North Devon’s sea anglers are facing the prospect of not being able to keep any bass in 2018.

The European Council is proposing a complete ban on the taking of bass by recreational sea anglers (RSA) for the entire year.

In 2017 there was a ban for the first six months but anglers were allowed to keep one bass a day for the remaining time.

The much-prized ‘sea bass’ made famous by celebrity chefs currently sells at around £32 per kilo.

'Sea bass' has been made popular - and expensive - by chefs. Picture: Contributed'Sea bass' has been made popular - and expensive - by chefs. Picture: Contributed

The EU believes the bass stocks are now in a critical state, according to its scientists, and has placed further limitations on catching them.

Anglers may still fish for them, but must release them or potentially face prosecution and fines if they break the law by keeping one.

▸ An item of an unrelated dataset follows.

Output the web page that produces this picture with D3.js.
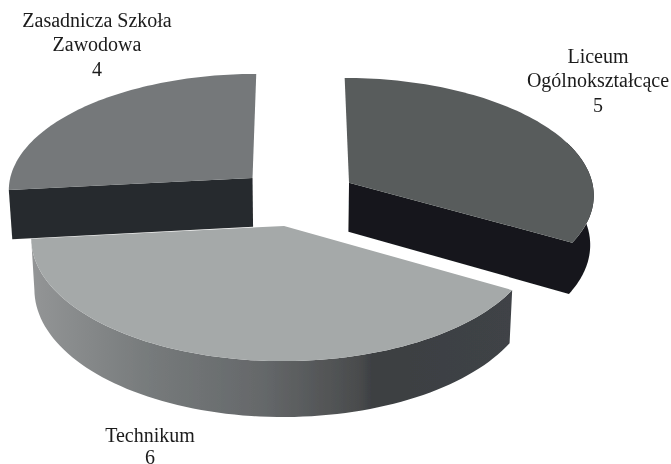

There is some suggestion the situation may be looked at again in March, with the possibility of the one-a-day bag limit being re-introduced for the second part of 2018.

Some commercial fishing will still be allowed - fixed net fishermen can keep 1.2 tonnes over 10 months, while commercial hook and line vessels can keep five tonnes in that period.

A by-catch of 100 kilos for netting with trawls and 180kg for seine has been allowed.

Angling provides a boost to the economy in the South West and there are fears this could be hit by the ban.

John Balls, chairman of North Devon Fishermen’s Association, said despite reductions in what commercial fishermen could catch, the leisure sector had continued to see quite substantial bags of bass caught by boat and shore anglers.

He said: “Eventually something had to be done. If there’s a million part-time leisure anglers and they catch one fish each, that’s a lot of fish.”

North Devon MP Peter Heaton-Jones said he had written to fisheries minister George Eustace about the issue.

He said: “There’s a delicate balance to be struck between our environmental responsibilities to protect fish stocks, and the economic value of bass fishing.

“This is especially difficult in an area like North Devon where recreational fishing is a significant contributor to the local economy.

“Hopefully most recreational anglers, and the businesses that rely on them, will not be unduly impacted by this, but I have been assured that ministers will continue to monitor this closely.”